Long Beach police say Taylor was watching her students play at a playground across from Huntington Academy, a private elementary school in Long Beach, Calif. where she taught, when 50-year-old Steven Brown came up from behind and attacked her.
Brown, of Long Beach, was arrested soon afterward.
Investigators recovered the "sharp instrument" they believe Brown used, Sgt. Aaron Eaton said. Brown was taken to Long Beach's jail, where he was held on $1 million bail.
Some of the two dozen children who were playing at the park witnessed the attack. They ran back to the school owned and operated by Taylor's family to report what happened.

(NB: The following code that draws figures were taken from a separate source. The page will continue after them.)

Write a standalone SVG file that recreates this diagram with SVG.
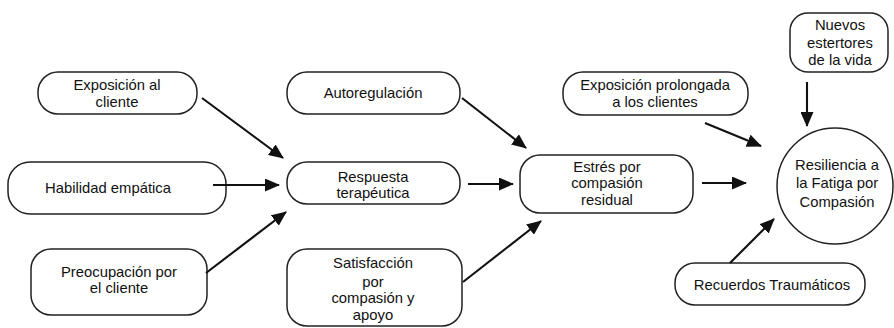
<svg xmlns="http://www.w3.org/2000/svg" width="894" height="328" viewBox="0 0 894 328">
<style>
.box{fill:#fff;stroke:#222;stroke-width:1.5}
text{font-family:"Liberation Sans",Arial,sans-serif;font-size:14.8px;fill:#111;text-anchor:middle}
.c line{stroke:#111;stroke-width:2.1;marker-end:url(#ah)}
</style>
<defs>
<marker id="ah" markerUnits="userSpaceOnUse" markerWidth="15" markerHeight="13" refX="14" refY="6.5" orient="auto">
<path d="M0,0 L15,6.5 L0,13 Z" fill="#111"/>
</marker>
</defs>
<rect width="894" height="328" fill="#fff"/>
<g id="n1"><rect class="box" x="38" y="72" width="159" height="42" rx="20"/><text x="117" y="90">Exposición al</text><text x="117" y="107">cliente</text></g>
<g id="n2"><rect class="box" x="8" y="162" width="218" height="52" rx="22"/><text x="108" y="193">Habilidad empática</text></g>
<g id="n3"><rect class="box" x="31" y="249" width="176" height="66" rx="20"/><text x="119" y="277">Preocupación por</text><text x="119" y="293">el cliente</text></g>
<g id="n4"><rect class="box" x="287" y="72" width="173" height="42" rx="20"/><text x="373" y="98">Autoregulación</text></g>
<g id="n5"><rect class="box" x="287" y="162" width="173" height="42" rx="20"/><text x="373" y="182">Respuesta</text><text x="373" y="198">terapéutica</text></g>
<g id="n6"><rect class="box" x="287" y="249" width="175" height="77" rx="20"/><text x="373" y="268">Satisfacción</text><text x="373" y="287">por</text><text x="373" y="303">compasión y</text><text x="373" y="320">apoyo</text></g>
<g id="n7"><rect class="box" x="520" y="155" width="173" height="58" rx="20"/><text x="607" y="172">Estrés por</text><text x="607" y="188">compasión</text><text x="607" y="205">residual</text></g>
<g id="n8"><rect class="box" x="563" y="72" width="185" height="43" rx="20"/><text x="655" y="90">Exposición prolongada</text><text x="655" y="107">a los clientes</text></g>
<g id="n9"><rect class="box" x="790" y="13" width="98" height="59" rx="18"/><text x="840" y="30">Nuevos</text><text x="840" y="48">estertores</text><text x="840" y="65">de la vida</text></g>
<g id="n10"><circle class="box" cx="835" cy="186" r="58"/><text x="837" y="170">Resiliencia a</text><text x="837" y="188">la Fatiga por</text><text x="837" y="207">Compasión</text></g>
<g id="n11"><rect class="box" x="675" y="263" width="190" height="42" rx="20"/><text x="772" y="290">Recuerdos Traumáticos</text></g>
<g class="c" id="connectors">
<line x1="202" y1="98" x2="283" y2="158"/>
<line x1="213" y1="185" x2="279" y2="185"/>
<line x1="206" y1="273" x2="286" y2="212"/>
<line x1="462" y1="98" x2="526" y2="148"/>
<line x1="468" y1="184" x2="513" y2="184"/>
<line x1="463" y1="282" x2="541" y2="221"/>
<line x1="705" y1="123" x2="761" y2="146"/>
<line x1="702" y1="183" x2="746" y2="183"/>
<line x1="807" y1="82" x2="807" y2="126"/>
<line x1="730" y1="263" x2="774" y2="219"/>
</g>
</svg>
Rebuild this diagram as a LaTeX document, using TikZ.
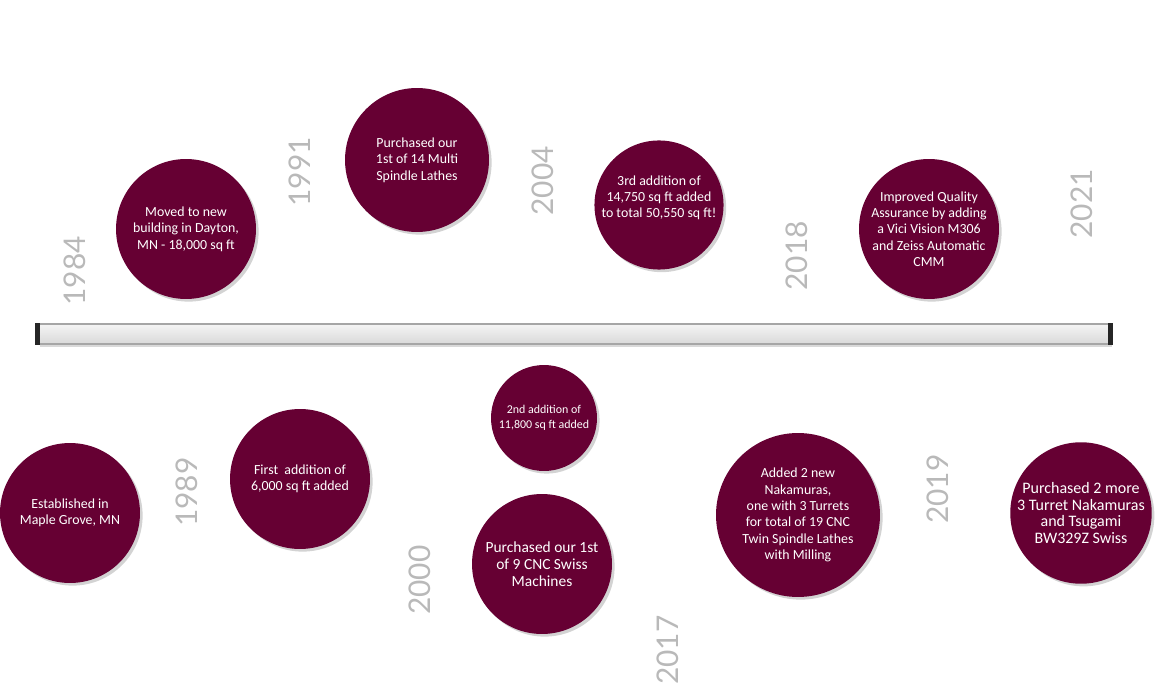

"How could they do something like this in front of these babies," Pamela Huffman, Taylor's younger sister who also works at the school, told the Long Beach Press-Telegram. "All I could do was run to her. I saw her slip away. I knew she wasn't going to make it."
Taylor had custody of her grandchildren, which upset Brown, Huffman said. Police said Saturday they have not developed a possible motive, and didn't know the status of the relationship between Brown and Taylor's daughter.
"She loved children, and she loved being around children," Vanessa Kelly, another of Taylor's sisters, told KABC-TV. "She loved teaching children, and that's what she did."
The Huntington Academy serves nearly 30 students from kindergarten to sixth grade. The school's director, Carrie Bryant, is the mother of Taylor and Huffman.
Nearly 100 people attended a memorial Saturday to mourn Taylor.
"You never expect something like this to happen," Bryant said at the memorial, which was held at the park. "Who would've thought we would be here dealing with the death of my child? When you lose your child, you really lost something."
"These babies are not going to want to go back to that park," Huffman said. "That was our park. Our park. Now what are we going to do?"